The Most Delicious, Healing, Pumpkin Bread
Here is a note that a Heartworker gave me when she dropped off the most delicious pumpkin cake for the Summit football players. I know it is the most delicious pumpkin cake because she also made one for the Advisory Board that we ate at our meeting yesterday morning. The note below (I have her permission to share it) is the transformation that took place for her while baking this delicious pumpkin bread for a group of boys she has never met. I am writing about it because it exemplifies exactly why we do Heartworks, perhaps in a way I am unable to explain when we gather at meetings. Now, for the record, this Heartworker is not having the easiest time…she is living with some significant sorrow, fear and pain in her life. She would be someone who I would easily tell “Hey, it makes sense you want to have the pity party, I’ll just sit here next to you and hand you pumpkin cake as needed.” Her words in this note brought me to my knees because they teach an almost unteachable concept
That when we stop separating out our stories of suffering and simply allow them to all merge together into one, they begin to heal each other regardless of story content, time of event or name of people involved. Suffering is suffering and when we acknowledge our own and reach into someone else because of it, unexpected miracles take place.
Please read the note and know that there is a power in being present with our own struggles while giving (or baking) for someone else.
Dear Megan, Holly, Tressa, Beka and all Heartworks,
Please enjoy these treats as a very small token of my enormous appreciation. I am so grateful to have Heartworks in my life. I am honored and blessed to be a part
of such an amazing group of women. The love and kindness that you have shared with countless people (including myself). But you appear to pull off these miracles with such ease and grace.As I was baking for the football team, negative thoughts began to creep in to my mind- I’m tired. I hurt all over- physically and emotionally, when will I be able to see the light at the end of the tunnel?
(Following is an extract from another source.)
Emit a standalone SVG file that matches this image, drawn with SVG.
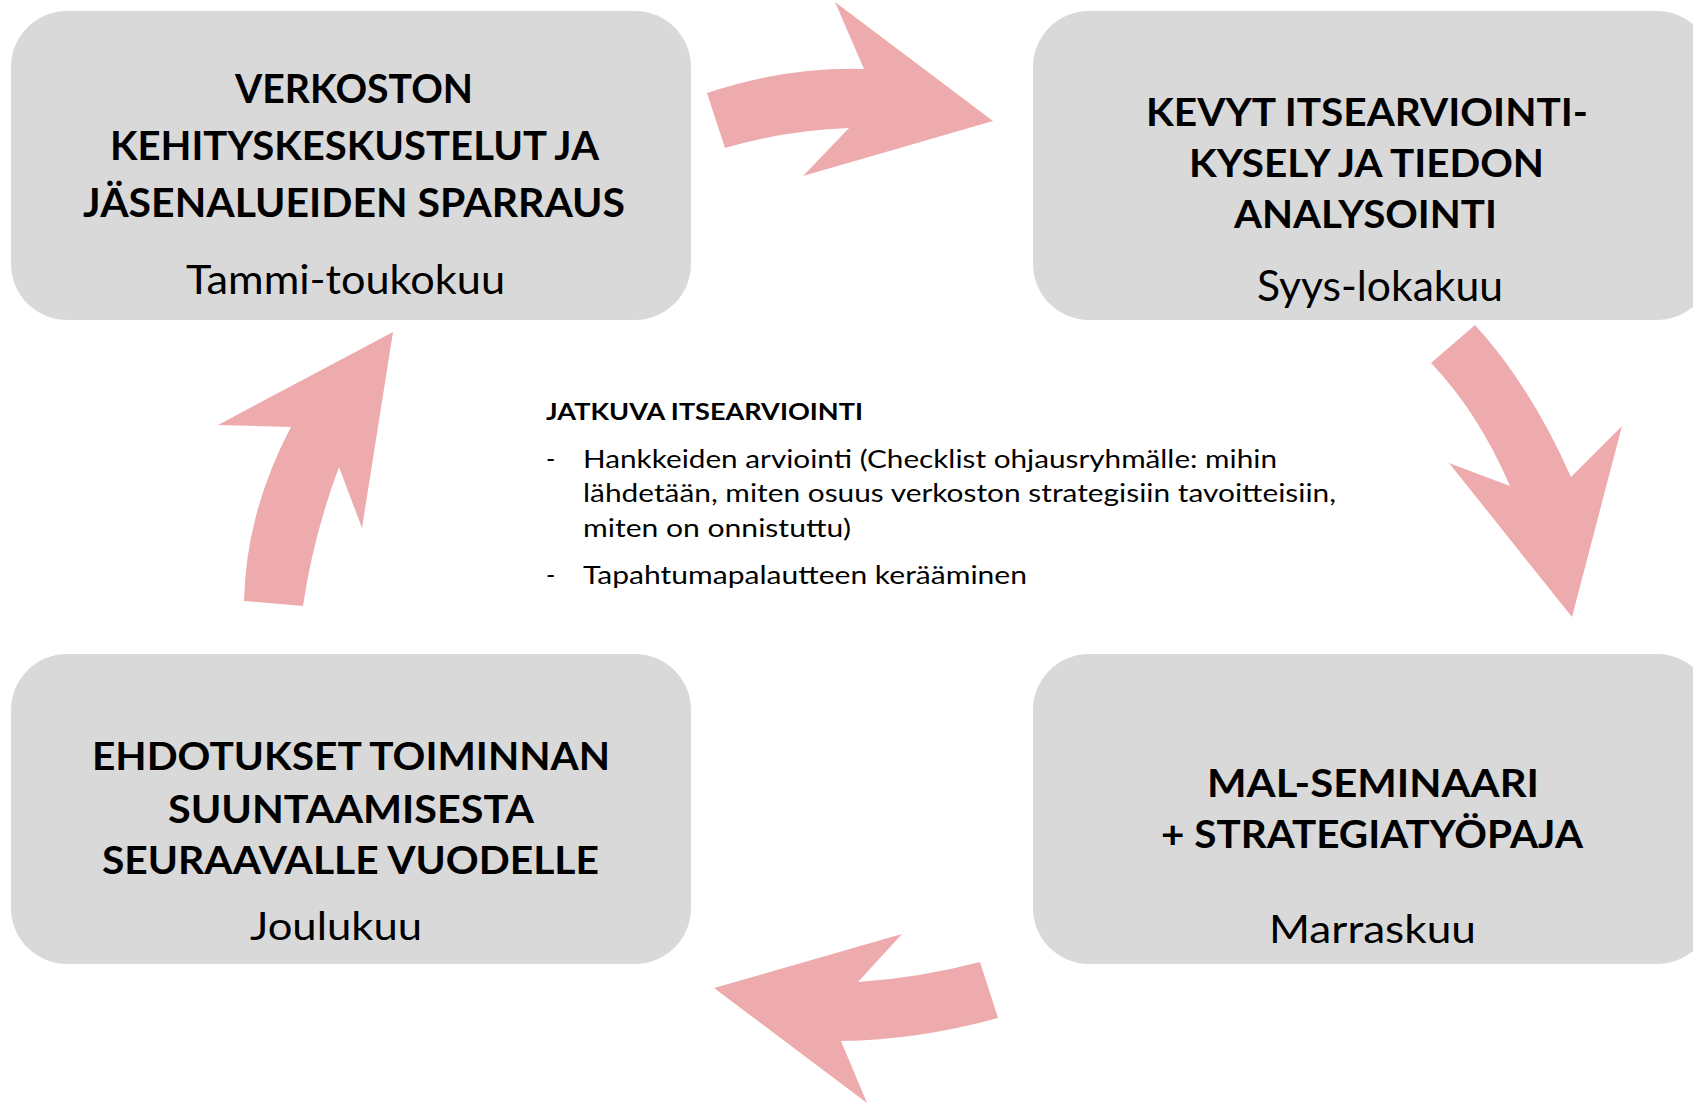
<svg xmlns="http://www.w3.org/2000/svg" width="1693" height="1104" viewBox="0 0 1693 1104">
<style>
.box{fill:#D9D9D9}
.arrow{fill:#EEABAE}
.h{font-family:Lato,"Open Sans","Liberation Sans",sans-serif;font-weight:bold;fill:#000}
.r{font-family:Lato,"Open Sans","Liberation Sans",sans-serif;font-weight:normal;fill:#000}
</style>
<rect width="1693" height="1104" fill="#FFFFFF"/>
<g id="connectors">
<path class="arrow" d="M707,93 Q784,67 864,69 L835,2 L993,121 L803,176 L849,128 Q787,130 725,148 Z"/>
<path class="arrow" d="M1431,363 L1475,325 Q1530,385 1571,477 L1622,426 L1572,617 L1449,463 L1510,486 Q1478,412 1431,363 Z"/>
<path class="arrow" d="M980,962 L998,1018 Q918,1040 841,1041 L867,1103 L714,988 L902,934 L858,982 Q919,978 980,962 Z"/>
<path class="arrow" d="M244,601 L303,606 Q313,537 339,467 L362,528 L393,332 L218,425 L291,427 Q246,512 244,601 Z"/>
</g>
<g id="node-verkoston">
<rect class="box" x="11" y="11" width="680" height="309" rx="56"/>
<text class="h" font-size="41" x="235" y="103" textLength="238" lengthAdjust="spacingAndGlyphs">VERKOSTON</text>
<text class="h" font-size="41" x="110" y="160" textLength="489" lengthAdjust="spacingAndGlyphs">KEHITYSKESKUSTELUT JA</text>
<text class="h" font-size="41" x="83" y="217" textLength="542" lengthAdjust="spacingAndGlyphs">JÄSENALUEIDEN SPARRAUS</text>
<text class="r" font-size="41" x="186" y="294" textLength="319" lengthAdjust="spacingAndGlyphs">Tammi-toukokuu</text>
</g>
<g id="node-kevyt">
<rect class="box" x="1033" y="11" width="680" height="309" rx="56"/>
<text class="h" font-size="38" x="1146" y="126" textLength="442" lengthAdjust="spacingAndGlyphs">KEVYT ITSEARVIOINTI-</text>
<text class="h" font-size="38" x="1189" y="177" textLength="355" lengthAdjust="spacingAndGlyphs">KYSELY JA TIEDON</text>
<text class="h" font-size="38" x="1234" y="228" textLength="263" lengthAdjust="spacingAndGlyphs">ANALYSOINTI</text>
<text class="r" font-size="43" x="1257" y="301" textLength="246" lengthAdjust="spacingAndGlyphs">Syys-lokakuu</text>
</g>
<g id="node-mal">
<rect class="box" x="1033" y="654" width="680" height="310" rx="56"/>
<text class="h" font-size="39" x="1207" y="797" textLength="332" lengthAdjust="spacingAndGlyphs">MAL-SEMINAARI</text>
<text class="h" font-size="39" x="1161" y="848" textLength="422" lengthAdjust="spacingAndGlyphs">+ STRATEGIATYÖPAJA</text>
<text class="r" font-size="39" x="1269" y="943" textLength="207" lengthAdjust="spacingAndGlyphs">Marraskuu</text>
</g>
<g id="node-ehdotukset">
<rect class="box" x="11" y="654" width="680" height="310" rx="56"/>
<text class="h" font-size="39" x="92" y="770" textLength="518" lengthAdjust="spacingAndGlyphs">EHDOTUKSET TOIMINNAN</text>
<text class="h" font-size="39" x="168" y="823" textLength="366" lengthAdjust="spacingAndGlyphs">SUUNTAAMISESTA</text>
<text class="h" font-size="39" x="102" y="874" textLength="497" lengthAdjust="spacingAndGlyphs">SEURAAVALLE VUODELLE</text>
<text class="r" font-size="39" x="250" y="940" textLength="172" lengthAdjust="spacingAndGlyphs">Joulukuu</text>
</g>
<g id="node-jatkuva">
<text class="h" font-size="22" x="546" y="420" textLength="317" lengthAdjust="spacingAndGlyphs">JATKUVA ITSEARVIOINTI</text>
<text class="r" font-size="25" x="546" y="468">-</text>
<text class="r" font-size="25" x="583" y="468" textLength="694" lengthAdjust="spacingAndGlyphs">Hankkeiden arviointi (Checklist ohjausryhmälle: mihin</text>
<text class="r" font-size="25" x="583" y="502" textLength="753" lengthAdjust="spacingAndGlyphs">lähdetään, miten osuus verkoston strategisiin tavoitteisiin,</text>
<text class="r" font-size="25" x="583" y="537" textLength="268" lengthAdjust="spacingAndGlyphs">miten on onnistuttu)</text>
<text class="r" font-size="25" x="546" y="584">-</text>
<text class="r" font-size="25" x="583" y="584" textLength="444" lengthAdjust="spacingAndGlyphs">Tapahtumapalautteen kerääminen</text>
</g>
</svg>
Then I realized that I was feeling sorry for myself while baking for young men whose lives will be forever changed, the whole community that is so devastated by this loss, the Moms and Dads who are trying to comfort their severely ill children, all of those watching their loved ones take their last breath, the list of tragic events happening all around us can be staggering.
So I stopped my pity party and continued to bake with love in my heart and sending prayers to all of those struggling.
Please accept my sincere gratitude and appreciation for all you are and all you do!